The above title is my response to a discussion that began with this email sent to be by Steve Roth:
Noah Smith had a great tweet recently, a real keeper for me [Roth].
Causation is correlated with correlation.
I would reword it:
Correlation correlates with causation. (Just not very much.)
And I wonder if the following corollaries are safe:
Non-correlation correlates (more strongly) with non-causation.
Negative correlation correlates (much more strongly) with non-causation.
This in response to the old nostrum/saw that correlation does not imply causation.
Which has always seemed wrong to me. Of course it does! (Weakly.)
The problem is that “imply” is a very slippery word, so it’s a pretty useless nostrum.
Would be delighted to see a post poking at this.
I will post something on this (at some point; we’re on a 1-2 month delay so most things don’t appear right away) but my quick response is: Selection bias. If people start sending you random pairs of variables that happen to be highly correlated, sure, there might well be a connection between them, for example kids’ scores on math tests and language tests are correlated, and this tells us something. But if someone is looking for a particular pattern, and then selects two variables that are correlated, that’s another story. The great thing about causal identification is that it’s valid even if you’re looking to find a pattern. (Not completely, there’s p-hacking and also you can run 100 experiments and only report the best one, etc., but that’s still less of an issue than the fact that pure correlation does not logically tell you anything about causation. To put it another way: returning to Noah’s tweet: Correlation is surely correlated with causation in an aggregate sense, but if you take the subset of correlations that a particular motivated researcher is looking for—then maybe not.

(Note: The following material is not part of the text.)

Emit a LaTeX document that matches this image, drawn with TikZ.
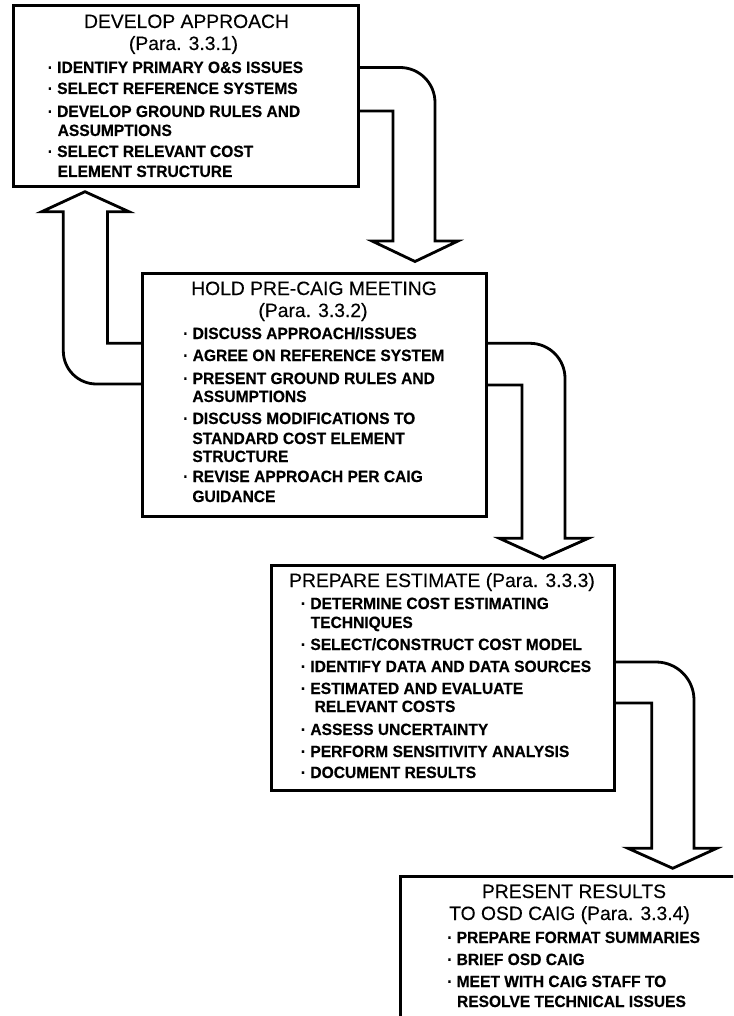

You could also see the above paragraph as a bit of common-sense reasoning. The expression “correlation does not imply causation” is popular, and I think it’s popular for a reason, that it does capture a truth about the world.
I cc-ed Smith on this exchange and also Dan Kahan, who wrote:
For what it’s worth, my two variants would be:
1. Nothing other than correlation implies causation.
2. Correlation implies causation — except when it doesn’t.
Credit to D. Hume for #1 (at least for noticing that there’s no other visible indicator of causation).
#2 is just what Andrew said: causation = correlation plus valid causal inference.
Again, the elephant in the room here is selection. People see enough random correlations that they can pick them out and interpret them how they like.
So if I had to put something on a bumper sticker (or a tweet), it would be:
Correlation does not even imply correlation
That is, correlation in the data you happen to have (even if it happens to be “statistically significant”) does not necessarily imply correlation in the population of interest.
P.S. I’ve shifted the emphasis in my slogan to make the point clearer.